(Yicai Global) July 23 -- The case of Changsheng Bio-technology, the rabies vaccine maker that lost its pharma license after faking production data, has brought scrutiny on the abnormally high sales costs that many of China’s largest drugmakers incur each year.
Changsheng Bio-technology ran up a sales expenditure of CNY583 million (USD86 million) last year, one-and-a-half times higher than the year before, despite only having 25 dedicated sales staff on its books. The Changchun-based firm attributed the significant increase to changes to its marketing model following new vaccine distribution regulations in 2016. The rules led to more promotional, services and conference fees.
Promotion and service fees made up a little over three-quarters of the firm’s sales expenditure at CNY442 million last year, according to Changsheng's financial statement.

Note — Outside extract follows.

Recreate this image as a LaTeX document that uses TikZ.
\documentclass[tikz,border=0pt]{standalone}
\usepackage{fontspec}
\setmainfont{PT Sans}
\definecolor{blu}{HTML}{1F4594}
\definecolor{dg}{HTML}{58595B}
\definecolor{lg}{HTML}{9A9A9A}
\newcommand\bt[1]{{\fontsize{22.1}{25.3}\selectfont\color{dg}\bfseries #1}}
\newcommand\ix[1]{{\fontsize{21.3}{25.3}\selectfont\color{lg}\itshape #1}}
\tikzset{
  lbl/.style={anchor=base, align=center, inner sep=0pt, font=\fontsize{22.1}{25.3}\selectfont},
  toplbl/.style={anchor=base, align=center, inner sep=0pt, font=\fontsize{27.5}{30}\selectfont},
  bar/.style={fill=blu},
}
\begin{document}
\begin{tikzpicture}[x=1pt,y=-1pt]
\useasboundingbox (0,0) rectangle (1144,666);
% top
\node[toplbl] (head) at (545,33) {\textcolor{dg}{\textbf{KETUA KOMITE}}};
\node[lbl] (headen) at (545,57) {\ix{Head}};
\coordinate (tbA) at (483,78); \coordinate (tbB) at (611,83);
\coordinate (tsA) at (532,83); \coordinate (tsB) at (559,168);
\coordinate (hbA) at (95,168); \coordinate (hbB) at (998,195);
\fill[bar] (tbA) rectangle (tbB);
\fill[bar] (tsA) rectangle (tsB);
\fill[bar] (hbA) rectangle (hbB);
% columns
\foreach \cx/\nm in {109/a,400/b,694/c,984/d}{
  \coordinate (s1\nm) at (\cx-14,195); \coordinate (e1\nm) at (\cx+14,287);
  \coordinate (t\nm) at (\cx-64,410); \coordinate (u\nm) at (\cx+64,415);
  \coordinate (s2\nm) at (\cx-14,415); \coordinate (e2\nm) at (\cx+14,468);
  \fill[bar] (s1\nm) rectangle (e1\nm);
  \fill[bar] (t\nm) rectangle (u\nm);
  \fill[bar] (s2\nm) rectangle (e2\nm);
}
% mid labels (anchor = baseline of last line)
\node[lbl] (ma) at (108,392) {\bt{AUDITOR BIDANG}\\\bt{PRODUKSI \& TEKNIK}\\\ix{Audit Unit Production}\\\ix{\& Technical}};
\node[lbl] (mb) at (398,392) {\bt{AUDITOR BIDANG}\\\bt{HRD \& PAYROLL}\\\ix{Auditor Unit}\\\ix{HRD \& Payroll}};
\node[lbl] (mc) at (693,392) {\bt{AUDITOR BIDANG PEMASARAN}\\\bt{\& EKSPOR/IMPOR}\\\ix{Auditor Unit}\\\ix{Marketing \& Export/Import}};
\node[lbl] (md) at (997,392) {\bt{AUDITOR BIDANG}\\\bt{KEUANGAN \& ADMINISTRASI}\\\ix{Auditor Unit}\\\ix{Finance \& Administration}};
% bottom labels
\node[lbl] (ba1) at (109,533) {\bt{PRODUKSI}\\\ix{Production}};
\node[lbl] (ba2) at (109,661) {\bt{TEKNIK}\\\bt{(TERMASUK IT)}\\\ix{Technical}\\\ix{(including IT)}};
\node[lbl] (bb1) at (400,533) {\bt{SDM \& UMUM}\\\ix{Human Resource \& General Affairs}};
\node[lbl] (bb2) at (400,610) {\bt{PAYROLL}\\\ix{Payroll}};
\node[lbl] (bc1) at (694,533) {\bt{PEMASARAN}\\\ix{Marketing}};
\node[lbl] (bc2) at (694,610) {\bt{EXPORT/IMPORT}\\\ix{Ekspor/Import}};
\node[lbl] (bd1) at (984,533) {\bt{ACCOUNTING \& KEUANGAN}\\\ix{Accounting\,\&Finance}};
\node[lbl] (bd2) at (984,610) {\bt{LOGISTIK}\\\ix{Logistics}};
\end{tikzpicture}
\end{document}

"This kind of sales cost is almost an unspoken rule in the industry," an insider told Yicai Global. "Previously vaccine sales involved several intermediate channels such as dealers or agents in the distribution and end-user sales process.”

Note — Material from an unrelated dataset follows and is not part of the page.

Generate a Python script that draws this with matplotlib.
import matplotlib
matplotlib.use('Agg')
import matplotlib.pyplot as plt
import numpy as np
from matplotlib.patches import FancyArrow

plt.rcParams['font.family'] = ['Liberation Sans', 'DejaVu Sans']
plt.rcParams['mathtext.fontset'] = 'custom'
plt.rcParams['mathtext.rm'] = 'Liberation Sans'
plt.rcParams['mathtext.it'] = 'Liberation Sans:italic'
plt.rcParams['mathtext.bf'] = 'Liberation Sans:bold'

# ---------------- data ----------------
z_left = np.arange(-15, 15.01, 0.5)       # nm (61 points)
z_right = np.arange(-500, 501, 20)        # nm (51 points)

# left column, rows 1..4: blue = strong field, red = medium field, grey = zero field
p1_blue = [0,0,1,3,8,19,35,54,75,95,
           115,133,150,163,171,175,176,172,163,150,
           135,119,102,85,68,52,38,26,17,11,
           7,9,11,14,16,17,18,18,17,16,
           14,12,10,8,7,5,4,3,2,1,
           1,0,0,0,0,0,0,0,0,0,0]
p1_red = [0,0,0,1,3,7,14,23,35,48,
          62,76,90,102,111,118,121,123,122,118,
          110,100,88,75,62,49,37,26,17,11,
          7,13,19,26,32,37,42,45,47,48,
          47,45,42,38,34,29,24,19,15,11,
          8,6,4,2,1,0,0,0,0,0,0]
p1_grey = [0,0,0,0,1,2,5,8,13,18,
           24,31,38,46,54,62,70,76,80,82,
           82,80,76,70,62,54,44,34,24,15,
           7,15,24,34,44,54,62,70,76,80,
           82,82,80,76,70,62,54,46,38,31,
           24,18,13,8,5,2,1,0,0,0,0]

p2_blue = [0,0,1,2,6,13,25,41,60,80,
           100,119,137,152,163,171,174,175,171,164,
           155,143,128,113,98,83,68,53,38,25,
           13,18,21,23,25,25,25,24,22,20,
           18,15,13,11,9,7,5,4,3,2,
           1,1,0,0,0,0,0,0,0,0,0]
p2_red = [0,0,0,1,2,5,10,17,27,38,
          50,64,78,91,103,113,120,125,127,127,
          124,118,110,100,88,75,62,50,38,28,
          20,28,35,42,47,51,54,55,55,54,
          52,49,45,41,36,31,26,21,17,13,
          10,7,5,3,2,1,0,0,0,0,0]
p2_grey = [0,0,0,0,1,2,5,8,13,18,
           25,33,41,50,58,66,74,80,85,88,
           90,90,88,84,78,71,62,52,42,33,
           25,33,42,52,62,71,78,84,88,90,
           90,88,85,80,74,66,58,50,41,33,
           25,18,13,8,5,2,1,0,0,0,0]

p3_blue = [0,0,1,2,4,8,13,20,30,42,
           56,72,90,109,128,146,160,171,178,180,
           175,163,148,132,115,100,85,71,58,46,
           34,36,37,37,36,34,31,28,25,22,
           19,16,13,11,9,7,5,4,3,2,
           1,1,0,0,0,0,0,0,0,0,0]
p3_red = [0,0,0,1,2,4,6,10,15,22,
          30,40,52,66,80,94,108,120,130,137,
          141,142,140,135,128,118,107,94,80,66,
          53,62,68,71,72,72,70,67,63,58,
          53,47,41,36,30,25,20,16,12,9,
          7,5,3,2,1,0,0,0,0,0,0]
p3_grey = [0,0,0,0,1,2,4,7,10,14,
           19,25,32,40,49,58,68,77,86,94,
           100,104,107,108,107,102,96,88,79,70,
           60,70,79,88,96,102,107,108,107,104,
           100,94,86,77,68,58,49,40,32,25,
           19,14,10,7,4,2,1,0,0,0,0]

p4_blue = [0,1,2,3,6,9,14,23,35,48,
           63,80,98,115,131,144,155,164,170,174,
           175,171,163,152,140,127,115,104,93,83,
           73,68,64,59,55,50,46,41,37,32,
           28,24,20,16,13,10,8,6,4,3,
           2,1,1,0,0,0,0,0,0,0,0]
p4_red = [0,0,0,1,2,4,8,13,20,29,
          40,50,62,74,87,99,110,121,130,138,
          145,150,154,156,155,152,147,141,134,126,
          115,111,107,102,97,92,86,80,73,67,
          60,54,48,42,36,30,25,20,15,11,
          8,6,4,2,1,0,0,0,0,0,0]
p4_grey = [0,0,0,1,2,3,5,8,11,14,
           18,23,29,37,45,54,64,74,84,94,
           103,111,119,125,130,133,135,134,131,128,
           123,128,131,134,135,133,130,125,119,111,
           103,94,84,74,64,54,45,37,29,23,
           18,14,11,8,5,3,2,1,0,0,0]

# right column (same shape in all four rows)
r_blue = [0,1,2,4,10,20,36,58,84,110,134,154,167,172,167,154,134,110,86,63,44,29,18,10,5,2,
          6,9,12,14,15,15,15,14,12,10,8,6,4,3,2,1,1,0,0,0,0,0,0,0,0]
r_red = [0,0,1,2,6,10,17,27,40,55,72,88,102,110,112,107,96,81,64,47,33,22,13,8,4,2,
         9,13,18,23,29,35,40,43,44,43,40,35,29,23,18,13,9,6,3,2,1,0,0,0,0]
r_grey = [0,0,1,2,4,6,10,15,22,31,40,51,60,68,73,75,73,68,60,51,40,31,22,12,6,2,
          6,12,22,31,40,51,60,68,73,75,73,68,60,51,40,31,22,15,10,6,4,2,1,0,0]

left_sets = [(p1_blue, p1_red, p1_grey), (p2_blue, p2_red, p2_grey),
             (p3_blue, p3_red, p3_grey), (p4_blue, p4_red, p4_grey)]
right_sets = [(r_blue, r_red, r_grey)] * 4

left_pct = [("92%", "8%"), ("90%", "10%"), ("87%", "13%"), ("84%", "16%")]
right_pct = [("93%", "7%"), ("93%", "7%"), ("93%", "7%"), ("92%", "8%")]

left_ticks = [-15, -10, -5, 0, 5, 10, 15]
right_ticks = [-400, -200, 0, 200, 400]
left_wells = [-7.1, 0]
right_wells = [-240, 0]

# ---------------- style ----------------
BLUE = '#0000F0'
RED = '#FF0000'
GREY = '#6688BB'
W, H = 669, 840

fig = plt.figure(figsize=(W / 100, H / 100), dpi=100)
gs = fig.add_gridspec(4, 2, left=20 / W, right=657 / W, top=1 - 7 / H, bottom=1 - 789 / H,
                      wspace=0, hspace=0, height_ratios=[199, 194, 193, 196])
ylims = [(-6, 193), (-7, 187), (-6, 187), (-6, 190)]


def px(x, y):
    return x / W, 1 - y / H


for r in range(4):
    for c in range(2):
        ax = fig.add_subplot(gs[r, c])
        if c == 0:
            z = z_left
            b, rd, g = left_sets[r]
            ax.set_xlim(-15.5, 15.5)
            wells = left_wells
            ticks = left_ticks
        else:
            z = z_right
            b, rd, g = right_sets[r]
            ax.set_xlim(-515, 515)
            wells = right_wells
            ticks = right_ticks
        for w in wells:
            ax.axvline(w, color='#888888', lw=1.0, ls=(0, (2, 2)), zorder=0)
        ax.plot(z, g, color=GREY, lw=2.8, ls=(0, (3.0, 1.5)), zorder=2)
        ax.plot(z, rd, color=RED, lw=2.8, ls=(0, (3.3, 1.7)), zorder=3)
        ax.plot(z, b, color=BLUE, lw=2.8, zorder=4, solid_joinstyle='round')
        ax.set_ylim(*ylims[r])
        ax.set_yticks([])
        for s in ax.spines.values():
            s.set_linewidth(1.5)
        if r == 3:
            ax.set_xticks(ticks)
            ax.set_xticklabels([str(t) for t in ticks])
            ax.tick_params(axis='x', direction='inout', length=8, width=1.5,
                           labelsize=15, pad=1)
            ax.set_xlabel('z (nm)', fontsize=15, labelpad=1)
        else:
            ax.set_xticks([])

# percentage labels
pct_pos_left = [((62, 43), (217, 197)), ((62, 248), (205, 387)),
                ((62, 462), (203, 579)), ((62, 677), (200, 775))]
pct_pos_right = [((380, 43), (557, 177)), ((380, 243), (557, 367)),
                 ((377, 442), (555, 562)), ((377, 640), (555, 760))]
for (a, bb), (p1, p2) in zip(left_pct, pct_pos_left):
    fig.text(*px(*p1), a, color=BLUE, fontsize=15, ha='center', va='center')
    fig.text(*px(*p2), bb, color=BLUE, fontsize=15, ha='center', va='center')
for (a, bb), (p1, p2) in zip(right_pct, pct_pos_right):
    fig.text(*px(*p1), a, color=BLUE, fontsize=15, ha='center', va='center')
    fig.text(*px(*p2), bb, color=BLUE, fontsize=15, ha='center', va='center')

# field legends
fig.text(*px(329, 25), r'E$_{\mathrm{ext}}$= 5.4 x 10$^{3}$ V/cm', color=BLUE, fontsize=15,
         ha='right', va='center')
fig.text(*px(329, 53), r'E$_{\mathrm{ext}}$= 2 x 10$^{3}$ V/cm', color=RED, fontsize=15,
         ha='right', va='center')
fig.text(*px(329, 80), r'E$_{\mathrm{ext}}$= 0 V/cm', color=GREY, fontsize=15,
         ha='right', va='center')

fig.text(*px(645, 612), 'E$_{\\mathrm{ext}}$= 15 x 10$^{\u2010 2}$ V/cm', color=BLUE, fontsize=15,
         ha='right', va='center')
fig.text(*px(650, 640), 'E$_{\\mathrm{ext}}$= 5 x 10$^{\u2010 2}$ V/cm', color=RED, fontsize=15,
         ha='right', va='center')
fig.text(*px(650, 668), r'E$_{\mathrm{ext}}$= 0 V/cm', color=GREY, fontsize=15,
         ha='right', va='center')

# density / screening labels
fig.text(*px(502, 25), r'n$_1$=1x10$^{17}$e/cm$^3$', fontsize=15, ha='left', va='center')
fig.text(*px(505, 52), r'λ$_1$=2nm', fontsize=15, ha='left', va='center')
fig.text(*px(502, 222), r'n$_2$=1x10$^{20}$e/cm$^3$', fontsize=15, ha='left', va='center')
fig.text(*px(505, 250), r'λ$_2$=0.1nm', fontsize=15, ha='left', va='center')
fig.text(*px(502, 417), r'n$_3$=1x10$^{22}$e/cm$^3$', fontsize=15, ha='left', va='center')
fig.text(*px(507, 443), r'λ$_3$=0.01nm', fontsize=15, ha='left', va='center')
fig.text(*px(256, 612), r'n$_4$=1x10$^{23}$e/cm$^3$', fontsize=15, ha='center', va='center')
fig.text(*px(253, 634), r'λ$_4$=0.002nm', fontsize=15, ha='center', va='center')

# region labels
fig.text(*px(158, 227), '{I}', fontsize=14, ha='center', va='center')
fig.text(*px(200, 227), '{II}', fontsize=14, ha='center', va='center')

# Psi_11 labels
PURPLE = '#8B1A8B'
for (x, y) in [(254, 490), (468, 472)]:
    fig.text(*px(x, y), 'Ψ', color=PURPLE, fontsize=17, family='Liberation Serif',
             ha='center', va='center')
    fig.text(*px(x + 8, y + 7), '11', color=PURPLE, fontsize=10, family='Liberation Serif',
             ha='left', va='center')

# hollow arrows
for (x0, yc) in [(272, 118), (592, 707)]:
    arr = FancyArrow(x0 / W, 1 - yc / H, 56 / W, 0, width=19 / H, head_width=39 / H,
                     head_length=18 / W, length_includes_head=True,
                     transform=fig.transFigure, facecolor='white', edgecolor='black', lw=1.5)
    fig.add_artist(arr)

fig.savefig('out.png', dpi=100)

“Changsheng did not need to manage these intermediary channels previously, it would sell, for example, its vaccines at CNY80 (USD12) apiece and the primary intermediaries then sold them at CNY100 apiece. Secondary dealers would then pass them on for CNY120 apiece before they finally reached users such as centers for disease control at CNY200 apiece,” he added. “Changsheng generated revenue of CNY80 for each sold, while distributor sales were handled by dealers.”
China introduced new regulations in 2016 after a scandal regarding the unsafe transportation methods used by vaccine distributors. The state implemented a ‘one-invoice system’ for vaccine makers, requiring them to issue only one value-added tax invoice to county-level centers for disease control, the main end-user segment. Authorities aimed to cut out the use of intermediary channels through the move.

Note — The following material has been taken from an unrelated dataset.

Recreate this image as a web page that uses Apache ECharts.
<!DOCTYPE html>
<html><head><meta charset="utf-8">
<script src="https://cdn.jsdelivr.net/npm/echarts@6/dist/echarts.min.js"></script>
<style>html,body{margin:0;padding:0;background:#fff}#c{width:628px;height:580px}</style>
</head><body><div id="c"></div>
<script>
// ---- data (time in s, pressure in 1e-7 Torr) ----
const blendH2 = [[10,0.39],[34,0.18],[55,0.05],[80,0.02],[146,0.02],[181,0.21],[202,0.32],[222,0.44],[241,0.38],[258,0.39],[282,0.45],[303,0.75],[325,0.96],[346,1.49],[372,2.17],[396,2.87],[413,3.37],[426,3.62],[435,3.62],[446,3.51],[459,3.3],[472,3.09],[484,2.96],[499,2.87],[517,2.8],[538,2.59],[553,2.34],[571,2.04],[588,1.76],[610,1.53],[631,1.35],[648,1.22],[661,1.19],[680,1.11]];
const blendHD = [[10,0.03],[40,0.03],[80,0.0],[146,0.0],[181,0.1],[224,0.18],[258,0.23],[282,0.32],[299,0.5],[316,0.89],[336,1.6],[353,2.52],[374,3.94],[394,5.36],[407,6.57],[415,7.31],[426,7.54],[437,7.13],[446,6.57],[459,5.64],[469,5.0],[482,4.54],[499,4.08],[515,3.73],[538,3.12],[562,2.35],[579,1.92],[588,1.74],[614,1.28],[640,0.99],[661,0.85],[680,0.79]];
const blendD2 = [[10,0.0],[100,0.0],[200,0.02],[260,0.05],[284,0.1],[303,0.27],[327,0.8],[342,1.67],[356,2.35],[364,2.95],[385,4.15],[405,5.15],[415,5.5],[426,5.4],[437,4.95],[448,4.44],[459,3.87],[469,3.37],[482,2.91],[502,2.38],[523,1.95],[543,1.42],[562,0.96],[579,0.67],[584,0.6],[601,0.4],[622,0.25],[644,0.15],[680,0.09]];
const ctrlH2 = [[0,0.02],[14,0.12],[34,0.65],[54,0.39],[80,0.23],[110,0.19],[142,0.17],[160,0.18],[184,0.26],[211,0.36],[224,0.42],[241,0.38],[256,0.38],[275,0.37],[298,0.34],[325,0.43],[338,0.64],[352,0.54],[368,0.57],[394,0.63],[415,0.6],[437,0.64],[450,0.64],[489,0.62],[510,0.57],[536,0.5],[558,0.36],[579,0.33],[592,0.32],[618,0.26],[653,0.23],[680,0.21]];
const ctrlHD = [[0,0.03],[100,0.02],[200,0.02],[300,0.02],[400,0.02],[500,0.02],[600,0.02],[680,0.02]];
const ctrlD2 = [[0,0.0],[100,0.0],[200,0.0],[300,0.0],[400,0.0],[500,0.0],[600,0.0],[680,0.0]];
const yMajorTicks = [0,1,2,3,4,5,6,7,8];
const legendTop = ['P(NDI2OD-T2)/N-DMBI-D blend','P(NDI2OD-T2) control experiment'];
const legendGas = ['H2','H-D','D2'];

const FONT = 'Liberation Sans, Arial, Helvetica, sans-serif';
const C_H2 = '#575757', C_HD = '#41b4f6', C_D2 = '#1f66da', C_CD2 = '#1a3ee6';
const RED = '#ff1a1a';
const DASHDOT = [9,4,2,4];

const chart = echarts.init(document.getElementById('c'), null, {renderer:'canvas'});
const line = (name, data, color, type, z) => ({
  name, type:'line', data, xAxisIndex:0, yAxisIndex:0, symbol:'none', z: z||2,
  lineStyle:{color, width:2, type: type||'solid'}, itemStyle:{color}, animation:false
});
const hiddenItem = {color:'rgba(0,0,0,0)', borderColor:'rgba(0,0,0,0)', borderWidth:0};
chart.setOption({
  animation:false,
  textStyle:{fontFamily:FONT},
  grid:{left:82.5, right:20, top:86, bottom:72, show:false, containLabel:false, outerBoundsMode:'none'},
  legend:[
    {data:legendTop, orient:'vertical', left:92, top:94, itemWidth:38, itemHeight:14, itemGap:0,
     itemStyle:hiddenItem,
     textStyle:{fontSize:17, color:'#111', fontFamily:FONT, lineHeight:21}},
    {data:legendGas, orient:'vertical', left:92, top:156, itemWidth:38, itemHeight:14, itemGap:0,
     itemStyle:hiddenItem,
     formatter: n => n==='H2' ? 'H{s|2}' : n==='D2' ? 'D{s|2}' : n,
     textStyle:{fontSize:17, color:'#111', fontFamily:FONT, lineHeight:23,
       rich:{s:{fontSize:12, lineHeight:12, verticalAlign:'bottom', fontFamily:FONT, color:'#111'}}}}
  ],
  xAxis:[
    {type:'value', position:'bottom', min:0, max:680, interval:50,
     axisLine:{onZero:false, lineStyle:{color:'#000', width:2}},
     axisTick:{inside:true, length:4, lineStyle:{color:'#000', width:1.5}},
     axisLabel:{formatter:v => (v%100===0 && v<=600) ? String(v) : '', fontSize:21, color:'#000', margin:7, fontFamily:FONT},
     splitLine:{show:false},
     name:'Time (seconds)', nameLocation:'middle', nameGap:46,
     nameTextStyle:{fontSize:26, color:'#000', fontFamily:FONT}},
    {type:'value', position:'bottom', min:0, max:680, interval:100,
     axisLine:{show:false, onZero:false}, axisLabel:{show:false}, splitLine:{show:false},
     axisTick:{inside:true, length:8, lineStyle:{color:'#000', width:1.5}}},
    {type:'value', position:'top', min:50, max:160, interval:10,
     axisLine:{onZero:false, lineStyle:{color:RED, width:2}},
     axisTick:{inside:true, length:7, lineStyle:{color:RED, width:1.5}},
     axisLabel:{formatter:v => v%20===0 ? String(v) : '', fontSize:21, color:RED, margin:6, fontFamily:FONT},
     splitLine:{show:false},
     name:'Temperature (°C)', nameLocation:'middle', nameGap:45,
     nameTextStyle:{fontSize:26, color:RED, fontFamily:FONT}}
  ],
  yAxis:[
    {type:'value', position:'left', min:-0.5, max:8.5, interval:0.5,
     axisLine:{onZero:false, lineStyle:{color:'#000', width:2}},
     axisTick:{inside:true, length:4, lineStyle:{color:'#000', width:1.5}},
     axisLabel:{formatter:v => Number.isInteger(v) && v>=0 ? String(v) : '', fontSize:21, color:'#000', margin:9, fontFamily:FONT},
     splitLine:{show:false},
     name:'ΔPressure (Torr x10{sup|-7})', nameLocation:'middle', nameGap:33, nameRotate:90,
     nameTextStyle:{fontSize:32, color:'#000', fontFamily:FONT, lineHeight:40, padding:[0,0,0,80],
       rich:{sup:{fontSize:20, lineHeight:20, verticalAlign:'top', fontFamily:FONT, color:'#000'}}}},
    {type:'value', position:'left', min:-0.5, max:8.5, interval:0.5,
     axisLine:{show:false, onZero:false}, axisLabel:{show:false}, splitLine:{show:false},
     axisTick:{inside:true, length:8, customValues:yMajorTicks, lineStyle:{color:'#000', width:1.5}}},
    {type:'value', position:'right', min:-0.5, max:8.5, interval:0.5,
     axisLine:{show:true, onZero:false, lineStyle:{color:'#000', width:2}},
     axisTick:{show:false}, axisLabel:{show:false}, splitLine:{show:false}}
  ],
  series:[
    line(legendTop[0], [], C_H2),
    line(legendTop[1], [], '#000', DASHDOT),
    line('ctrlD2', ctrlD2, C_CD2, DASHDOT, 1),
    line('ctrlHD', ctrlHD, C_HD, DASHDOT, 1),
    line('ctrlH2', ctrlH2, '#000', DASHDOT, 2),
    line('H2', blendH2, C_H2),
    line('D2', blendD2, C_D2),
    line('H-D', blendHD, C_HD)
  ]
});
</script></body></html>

“However, in fact, the previous intermediaries are still there, and costs for CDC interests, and other kinds of expenses, either directly or implicitly are still incurred,” an industry insider said. “The difference is that the sales expenses are now directly reflected in the account books which resulted in Changsheng directly invoicing CDCs at CNY200 apiece.”
“The previous CNY120 apiece [price difference] given to intermediate channels is contained in Changsheng’s invoice, but it still returns to the dealers,” the industry insider added.
China’s vaccine market is a billion-yuan market with various purchase orders coming from CDCs and grassroots health centers. There have been a large number of vaccine-related corruption cases. In addition to bribery in research and development and production processes, corruption cases at grassroots CDCs and health centers account for more than half of vaccine-related graft cases. The most commonly seen method is dealers bribing grassroots CDCs to gain orders.
Changsheng is not alone in posting abnormally high sales expenditure, nor is the practice limited to the vaccine sector. Both vaccine and non-vaccine pharmaceutical firms including Kangtai Biological Products, and Changchun High & New Technology Industries Group incurred high sales costs, which made up more than half of respective operating costs. Among them, Kangtai's operating costs hit CNY615 million, of which 53 percent was categorized as sales expenditure.
Costs and technical barriers associated with China’s vaccine sector are extremely low compared with other biopharma segments, and producers with sales channels enjoy high returns. However, the industry requires extremely strict quality control, the insider added, emphasizing the potential harm it can cause the general public.